* **Task statement**: Would you transcribe the whole listing exactly, minus its pictures?

* **Records for processing**:

•••••

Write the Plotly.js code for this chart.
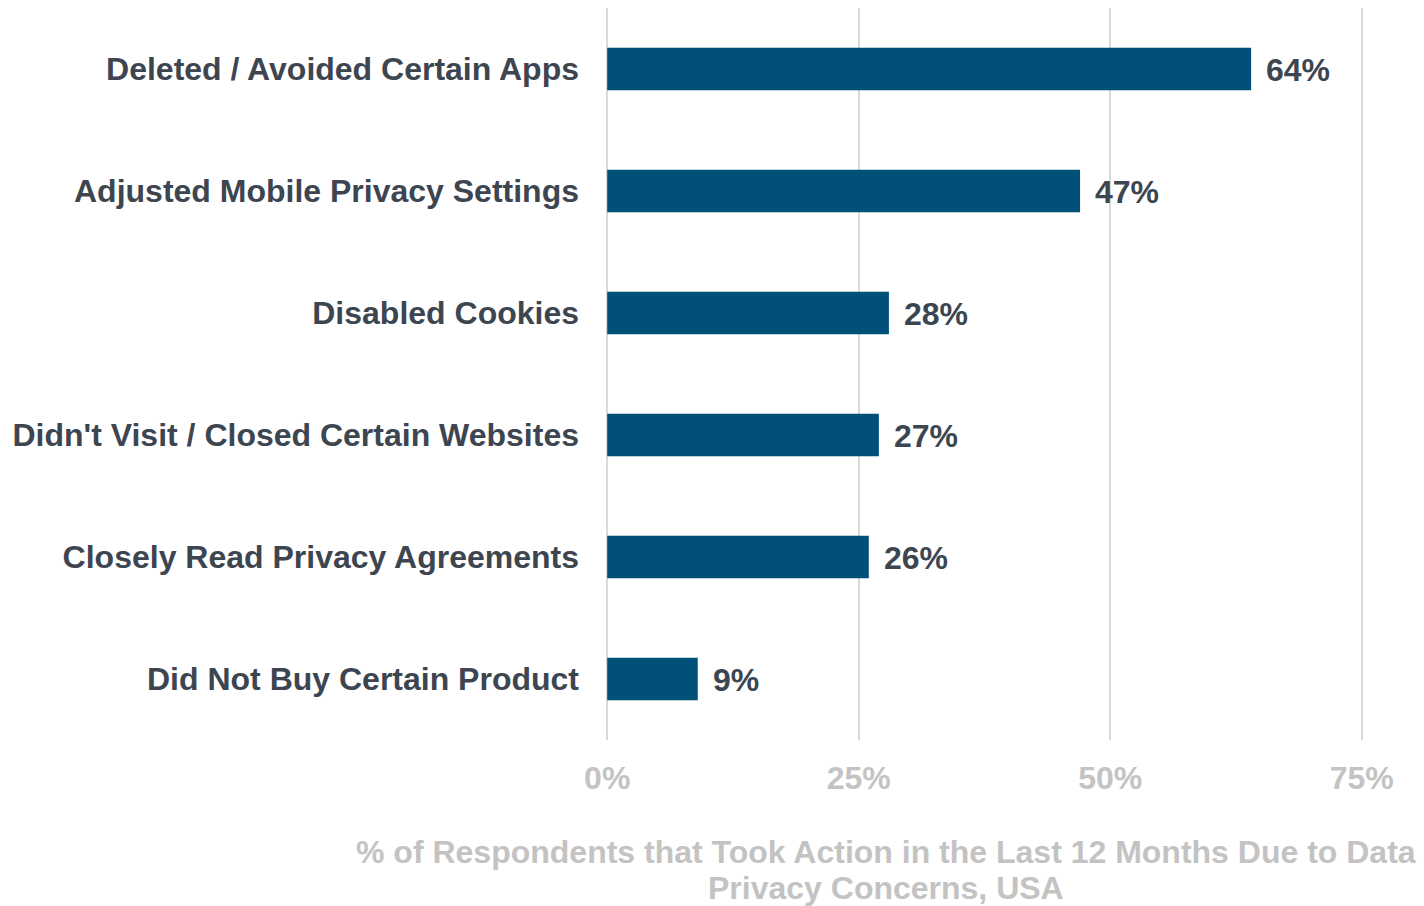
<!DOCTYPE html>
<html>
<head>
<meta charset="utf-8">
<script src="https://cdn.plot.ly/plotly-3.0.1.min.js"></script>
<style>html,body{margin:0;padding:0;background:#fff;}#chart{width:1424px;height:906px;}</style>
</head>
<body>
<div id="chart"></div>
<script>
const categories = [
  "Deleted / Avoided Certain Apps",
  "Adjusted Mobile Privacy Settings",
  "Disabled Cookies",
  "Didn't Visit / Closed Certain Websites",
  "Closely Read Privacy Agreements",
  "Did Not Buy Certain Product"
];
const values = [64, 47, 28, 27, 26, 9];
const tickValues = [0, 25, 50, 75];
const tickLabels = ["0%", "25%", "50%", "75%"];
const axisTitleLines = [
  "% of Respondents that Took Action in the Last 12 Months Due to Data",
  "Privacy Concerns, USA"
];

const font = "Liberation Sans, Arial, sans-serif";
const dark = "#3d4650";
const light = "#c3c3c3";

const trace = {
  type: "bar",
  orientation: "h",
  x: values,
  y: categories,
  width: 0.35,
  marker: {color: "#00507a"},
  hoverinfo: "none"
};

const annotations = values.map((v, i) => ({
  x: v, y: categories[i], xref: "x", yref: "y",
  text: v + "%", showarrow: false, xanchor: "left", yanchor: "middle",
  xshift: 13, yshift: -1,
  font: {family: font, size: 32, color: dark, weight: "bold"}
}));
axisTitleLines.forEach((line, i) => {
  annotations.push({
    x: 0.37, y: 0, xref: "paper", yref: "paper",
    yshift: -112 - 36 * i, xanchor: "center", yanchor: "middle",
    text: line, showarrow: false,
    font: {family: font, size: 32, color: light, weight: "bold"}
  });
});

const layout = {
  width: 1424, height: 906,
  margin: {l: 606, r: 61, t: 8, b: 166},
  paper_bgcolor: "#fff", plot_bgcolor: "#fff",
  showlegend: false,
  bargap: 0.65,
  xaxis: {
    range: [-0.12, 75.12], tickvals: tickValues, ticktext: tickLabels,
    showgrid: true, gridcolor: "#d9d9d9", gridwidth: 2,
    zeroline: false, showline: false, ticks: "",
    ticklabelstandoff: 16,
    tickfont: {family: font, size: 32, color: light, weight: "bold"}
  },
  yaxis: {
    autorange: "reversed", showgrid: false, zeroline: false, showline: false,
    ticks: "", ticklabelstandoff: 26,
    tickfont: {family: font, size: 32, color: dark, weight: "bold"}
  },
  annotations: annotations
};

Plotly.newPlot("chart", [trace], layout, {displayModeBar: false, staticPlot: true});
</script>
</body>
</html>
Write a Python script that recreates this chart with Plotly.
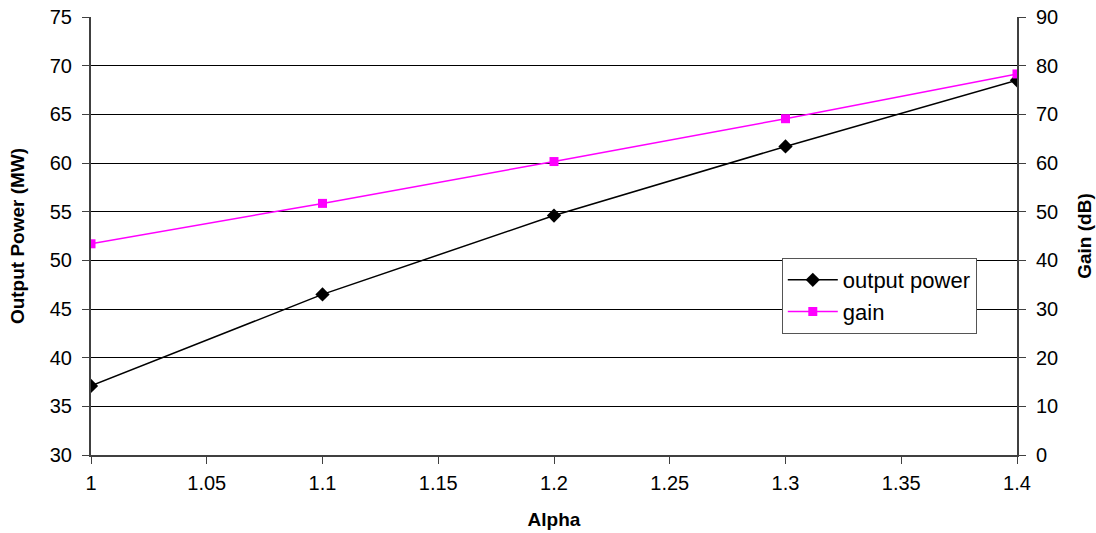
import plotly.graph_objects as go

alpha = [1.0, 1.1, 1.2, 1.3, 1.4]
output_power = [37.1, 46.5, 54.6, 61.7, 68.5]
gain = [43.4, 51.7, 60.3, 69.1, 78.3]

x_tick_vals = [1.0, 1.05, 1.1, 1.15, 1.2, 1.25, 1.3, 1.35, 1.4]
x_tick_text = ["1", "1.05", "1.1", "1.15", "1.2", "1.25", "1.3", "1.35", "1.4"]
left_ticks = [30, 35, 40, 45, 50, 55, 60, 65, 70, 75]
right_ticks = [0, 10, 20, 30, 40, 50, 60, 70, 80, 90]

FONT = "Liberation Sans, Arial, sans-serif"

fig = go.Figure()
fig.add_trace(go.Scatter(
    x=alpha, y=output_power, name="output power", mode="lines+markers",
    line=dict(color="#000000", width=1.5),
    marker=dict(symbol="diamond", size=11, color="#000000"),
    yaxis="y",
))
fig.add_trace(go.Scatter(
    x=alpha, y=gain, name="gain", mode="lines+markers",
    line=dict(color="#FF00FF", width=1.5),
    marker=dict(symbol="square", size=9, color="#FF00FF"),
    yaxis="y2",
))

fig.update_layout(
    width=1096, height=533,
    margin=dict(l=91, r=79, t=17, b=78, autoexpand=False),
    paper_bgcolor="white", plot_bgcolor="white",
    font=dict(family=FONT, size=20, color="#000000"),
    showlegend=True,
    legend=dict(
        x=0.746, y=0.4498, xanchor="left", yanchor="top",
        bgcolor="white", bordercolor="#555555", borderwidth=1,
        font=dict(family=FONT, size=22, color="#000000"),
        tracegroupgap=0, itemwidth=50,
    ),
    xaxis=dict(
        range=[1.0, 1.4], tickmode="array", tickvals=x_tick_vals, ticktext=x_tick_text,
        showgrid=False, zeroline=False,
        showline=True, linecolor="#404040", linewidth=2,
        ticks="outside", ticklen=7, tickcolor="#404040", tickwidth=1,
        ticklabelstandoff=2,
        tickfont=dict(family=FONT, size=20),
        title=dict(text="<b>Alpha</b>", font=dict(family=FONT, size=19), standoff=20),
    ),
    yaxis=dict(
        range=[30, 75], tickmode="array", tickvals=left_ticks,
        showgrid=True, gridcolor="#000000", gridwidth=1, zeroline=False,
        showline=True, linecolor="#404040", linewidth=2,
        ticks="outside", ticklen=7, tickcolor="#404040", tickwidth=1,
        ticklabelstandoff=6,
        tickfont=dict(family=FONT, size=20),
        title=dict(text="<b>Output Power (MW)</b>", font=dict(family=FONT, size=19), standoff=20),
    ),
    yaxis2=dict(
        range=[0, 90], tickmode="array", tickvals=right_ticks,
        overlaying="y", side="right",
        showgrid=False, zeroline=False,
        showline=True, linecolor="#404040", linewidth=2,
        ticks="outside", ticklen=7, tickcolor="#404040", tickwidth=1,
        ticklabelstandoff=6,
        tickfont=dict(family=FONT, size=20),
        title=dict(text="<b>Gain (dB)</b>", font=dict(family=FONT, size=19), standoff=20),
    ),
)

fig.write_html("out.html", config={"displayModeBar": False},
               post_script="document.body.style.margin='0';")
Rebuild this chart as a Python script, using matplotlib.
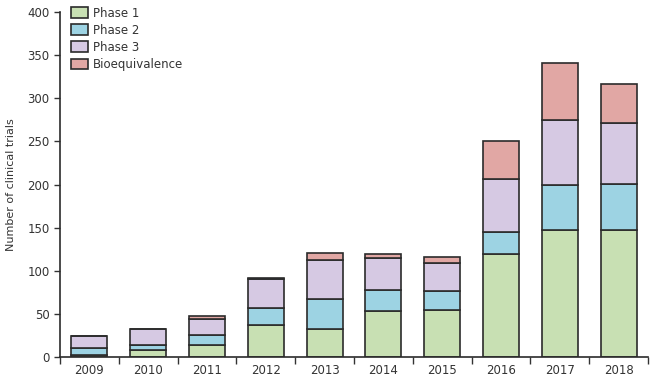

•••••

* **Complete output**:
Write the Plotly.js code for this chart.
<!DOCTYPE html>
<html>
<head>
<meta charset="utf-8">
<script src="https://cdn.plot.ly/plotly-3.0.1.min.js"></script>
<style>html,body{margin:0;padding:0;background:#fff;}#chart{width:1424px;height:906px;}</style>
</head>
<body>
<div id="chart"></div>
<script>
const categories = [
  "Deleted / Avoided Certain Apps",
  "Adjusted Mobile Privacy Settings",
  "Disabled Cookies",
  "Didn't Visit / Closed Certain Websites",
  "Closely Read Privacy Agreements",
  "Did Not Buy Certain Product"
];
const values = [64, 47, 28, 27, 26, 9];
const tickValues = [0, 25, 50, 75];
const tickLabels = ["0%", "25%", "50%", "75%"];
const axisTitleLines = [
  "% of Respondents that Took Action in the Last 12 Months Due to Data",
  "Privacy Concerns, USA"
];

const font = "Liberation Sans, Arial, sans-serif";
const dark = "#3d4650";
const light = "#c3c3c3";

const trace = {
  type: "bar",
  orientation: "h",
  x: values,
  y: categories,
  width: 0.35,
  marker: {color: "#00507a"},
  hoverinfo: "none"
};

const annotations = values.map((v, i) => ({
  x: v, y: categories[i], xref: "x", yref: "y",
  text: v + "%", showarrow: false, xanchor: "left", yanchor: "middle",
  xshift: 13, yshift: -1,
  font: {family: font, size: 32, color: dark, weight: "bold"}
}));
axisTitleLines.forEach((line, i) => {
  annotations.push({
    x: 0.37, y: 0, xref: "paper", yref: "paper",
    yshift: -112 - 36 * i, xanchor: "center", yanchor: "middle",
    text: line, showarrow: false,
    font: {family: font, size: 32, color: light, weight: "bold"}
  });
});

const layout = {
  width: 1424, height: 906,
  margin: {l: 606, r: 61, t: 8, b: 166},
  paper_bgcolor: "#fff", plot_bgcolor: "#fff",
  showlegend: false,
  bargap: 0.65,
  xaxis: {
    range: [-0.12, 75.12], tickvals: tickValues, ticktext: tickLabels,
    showgrid: true, gridcolor: "#d9d9d9", gridwidth: 2,
    zeroline: false, showline: false, ticks: "",
    ticklabelstandoff: 16,
    tickfont: {family: font, size: 32, color: light, weight: "bold"}
  },
  yaxis: {
    autorange: "reversed", showgrid: false, zeroline: false, showline: false,
    ticks: "", ticklabelstandoff: 26,
    tickfont: {family: font, size: 32, color: dark, weight: "bold"}
  },
  annotations: annotations
};

Plotly.newPlot("chart", [trace], layout, {displayModeBar: false, staticPlot: true});
</script>
</body>
</html>
Write a Python script that recreates this chart with Plotly.
import plotly.graph_objects as go

alpha = [1.0, 1.1, 1.2, 1.3, 1.4]
output_power = [37.1, 46.5, 54.6, 61.7, 68.5]
gain = [43.4, 51.7, 60.3, 69.1, 78.3]

x_tick_vals = [1.0, 1.05, 1.1, 1.15, 1.2, 1.25, 1.3, 1.35, 1.4]
x_tick_text = ["1", "1.05", "1.1", "1.15", "1.2", "1.25", "1.3", "1.35", "1.4"]
left_ticks = [30, 35, 40, 45, 50, 55, 60, 65, 70, 75]
right_ticks = [0, 10, 20, 30, 40, 50, 60, 70, 80, 90]

FONT = "Liberation Sans, Arial, sans-serif"

fig = go.Figure()
fig.add_trace(go.Scatter(
    x=alpha, y=output_power, name="output power", mode="lines+markers",
    line=dict(color="#000000", width=1.5),
    marker=dict(symbol="diamond", size=11, color="#000000"),
    yaxis="y",
))
fig.add_trace(go.Scatter(
    x=alpha, y=gain, name="gain", mode="lines+markers",
    line=dict(color="#FF00FF", width=1.5),
    marker=dict(symbol="square", size=9, color="#FF00FF"),
    yaxis="y2",
))

fig.update_layout(
    width=1096, height=533,
    margin=dict(l=91, r=79, t=17, b=78, autoexpand=False),
    paper_bgcolor="white", plot_bgcolor="white",
    font=dict(family=FONT, size=20, color="#000000"),
    showlegend=True,
    legend=dict(
        x=0.746, y=0.4498, xanchor="left", yanchor="top",
        bgcolor="white", bordercolor="#555555", borderwidth=1,
        font=dict(family=FONT, size=22, color="#000000"),
        tracegroupgap=0, itemwidth=50,
    ),
    xaxis=dict(
        range=[1.0, 1.4], tickmode="array", tickvals=x_tick_vals, ticktext=x_tick_text,
        showgrid=False, zeroline=False,
        showline=True, linecolor="#404040", linewidth=2,
        ticks="outside", ticklen=7, tickcolor="#404040", tickwidth=1,
        ticklabelstandoff=2,
        tickfont=dict(family=FONT, size=20),
        title=dict(text="<b>Alpha</b>", font=dict(family=FONT, size=19), standoff=20),
    ),
    yaxis=dict(
        range=[30, 75], tickmode="array", tickvals=left_ticks,
        showgrid=True, gridcolor="#000000", gridwidth=1, zeroline=False,
        showline=True, linecolor="#404040", linewidth=2,
        ticks="outside", ticklen=7, tickcolor="#404040", tickwidth=1,
        ticklabelstandoff=6,
        tickfont=dict(family=FONT, size=20),
        title=dict(text="<b>Output Power (MW)</b>", font=dict(family=FONT, size=19), standoff=20),
    ),
    yaxis2=dict(
        range=[0, 90], tickmode="array", tickvals=right_ticks,
        overlaying="y", side="right",
        showgrid=False, zeroline=False,
        showline=True, linecolor="#404040", linewidth=2,
        ticks="outside", ticklen=7, tickcolor="#404040", tickwidth=1,
        ticklabelstandoff=6,
        tickfont=dict(family=FONT, size=20),
        title=dict(text="<b>Gain (dB)</b>", font=dict(family=FONT, size=19), standoff=20),
    ),
)

fig.write_html("out.html", config={"displayModeBar": False},
               post_script="document.body.style.margin='0';")
Rebuild this chart as a Python script, using matplotlib.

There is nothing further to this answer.